§ **Do this**
Leave out the pictures, then reproduce the rest of the material exactly.

* start *

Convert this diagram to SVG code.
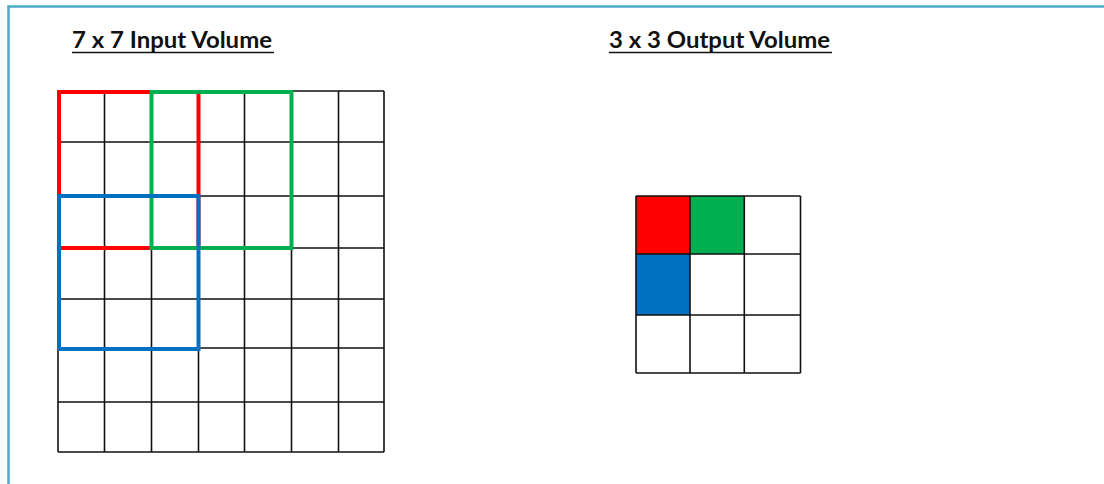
<svg xmlns="http://www.w3.org/2000/svg" width="1104" height="484" viewBox="0 0 1104 484">
  <style>
    .title { font-family: Lato, "Open Sans", "Liberation Sans", sans-serif; font-weight: bold; font-size: 22px; fill: #111; }
    .ul { stroke: #111; stroke-width: 1.6; }
    .grid { fill: none; stroke: #111; stroke-width: 1.6; }
    .win { fill: none; stroke-width: 4; stroke-linejoin: miter; stroke-linecap: square; }
    .red { stroke: #FF0000; }
    .green { stroke: #00B050; }
    .blue { stroke: #0070C0; }
  </style>

  <!-- page frame -->
  <rect x="0" y="0" width="1104" height="484" fill="#ffffff"/>
  <path d="M8.5 484 V6.5 H1104" fill="none" stroke="#4BACC6" stroke-width="2.5"/>

  <!-- titles -->
  <g id="title-input">
    <text class="title" x="72" y="47.5" textLength="200" lengthAdjust="spacingAndGlyphs">7 x 7 Input Volume</text>
    <line class="ul" x1="72" y1="52.5" x2="274" y2="52.5"/>
  </g>
  <g id="title-output">
    <text class="title" x="609" y="47.5" textLength="221" lengthAdjust="spacingAndGlyphs">3 x 3 Output Volume</text>
    <line class="ul" x1="609" y1="52.5" x2="832" y2="52.5"/>
  </g>

  <!-- 7x7 input grid -->
  <g id="input-grid">
    <path class="grid" d="
      M58 91 H384 M58 142 H384 M58 196 H384 M58 248 H384 M58 299 H384 M58 348 H384 M58 402 H384 M58 452 H384
      M58 91 V452 M104.5 91 V452 M151.5 91 V452 M198.5 91 V452 M244.5 91 V452 M291.5 91 V452 M338.5 91 V452 M384 91 V452"/>
  </g>

  <!-- 3x3 filter windows -->
  <g id="windows">
    <rect id="win-red" class="win red" x="59" y="92" width="139.5" height="156"/>
    <rect id="win-green" class="win green" x="151.5" y="92" width="140" height="156"/>
    <rect id="win-blue" class="win blue" x="59" y="196" width="139.5" height="153"/>
  </g>

  <!-- 3x3 output grid -->
  <g id="output-grid">
    <rect x="636" y="196" width="54" height="58" fill="#FF0000"/>
    <rect x="690" y="196" width="54.3" height="58" fill="#00B050"/>
    <rect x="636" y="254" width="54" height="61" fill="#0070C0"/>
    <path class="grid" d="
      M636 196 H800.5 M636 254 H800.5 M636 315 H800.5 M636 373 H800.5
      M636 196 V373 M690 196 V373 M744.3 196 V373 M800.5 196 V373"/>
  </g>
</svg>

* end *

§ **Response to the task**
Convert this diagram to SVG code.
<svg xmlns="http://www.w3.org/2000/svg" width="1104" height="484" viewBox="0 0 1104 484">
  <style>
    .title { font-family: Lato, "Open Sans", "Liberation Sans", sans-serif; font-weight: bold; font-size: 22px; fill: #111; }
    .ul { stroke: #111; stroke-width: 1.6; }
    .grid { fill: none; stroke: #111; stroke-width: 1.6; }
    .win { fill: none; stroke-width: 4; stroke-linejoin: miter; stroke-linecap: square; }
    .red { stroke: #FF0000; }
    .green { stroke: #00B050; }
    .blue { stroke: #0070C0; }
  </style>

  <!-- page frame -->
  <rect x="0" y="0" width="1104" height="484" fill="#ffffff"/>
  <path d="M8.5 484 V6.5 H1104" fill="none" stroke="#4BACC6" stroke-width="2.5"/>

  <!-- titles -->
  <g id="title-input">
    <text class="title" x="72" y="47.5" textLength="200" lengthAdjust="spacingAndGlyphs">7 x 7 Input Volume</text>
    <line class="ul" x1="72" y1="52.5" x2="274" y2="52.5"/>
  </g>
  <g id="title-output">
    <text class="title" x="609" y="47.5" textLength="221" lengthAdjust="spacingAndGlyphs">3 x 3 Output Volume</text>
    <line class="ul" x1="609" y1="52.5" x2="832" y2="52.5"/>
  </g>

  <!-- 7x7 input grid -->
  <g id="input-grid">
    <path class="grid" d="
      M58 91 H384 M58 142 H384 M58 196 H384 M58 248 H384 M58 299 H384 M58 348 H384 M58 402 H384 M58 452 H384
      M58 91 V452 M104.5 91 V452 M151.5 91 V452 M198.5 91 V452 M244.5 91 V452 M291.5 91 V452 M338.5 91 V452 M384 91 V452"/>
  </g>

  <!-- 3x3 filter windows -->
  <g id="windows">
    <rect id="win-red" class="win red" x="59" y="92" width="139.5" height="156"/>
    <rect id="win-green" class="win green" x="151.5" y="92" width="140" height="156"/>
    <rect id="win-blue" class="win blue" x="59" y="196" width="139.5" height="153"/>
  </g>

  <!-- 3x3 output grid -->
  <g id="output-grid">
    <rect x="636" y="196" width="54" height="58" fill="#FF0000"/>
    <rect x="690" y="196" width="54.3" height="58" fill="#00B050"/>
    <rect x="636" y="254" width="54" height="61" fill="#0070C0"/>
    <path class="grid" d="
      M636 196 H800.5 M636 254 H800.5 M636 315 H800.5 M636 373 H800.5
      M636 196 V373 M690 196 V373 M744.3 196 V373 M800.5 196 V373"/>
  </g>
</svg>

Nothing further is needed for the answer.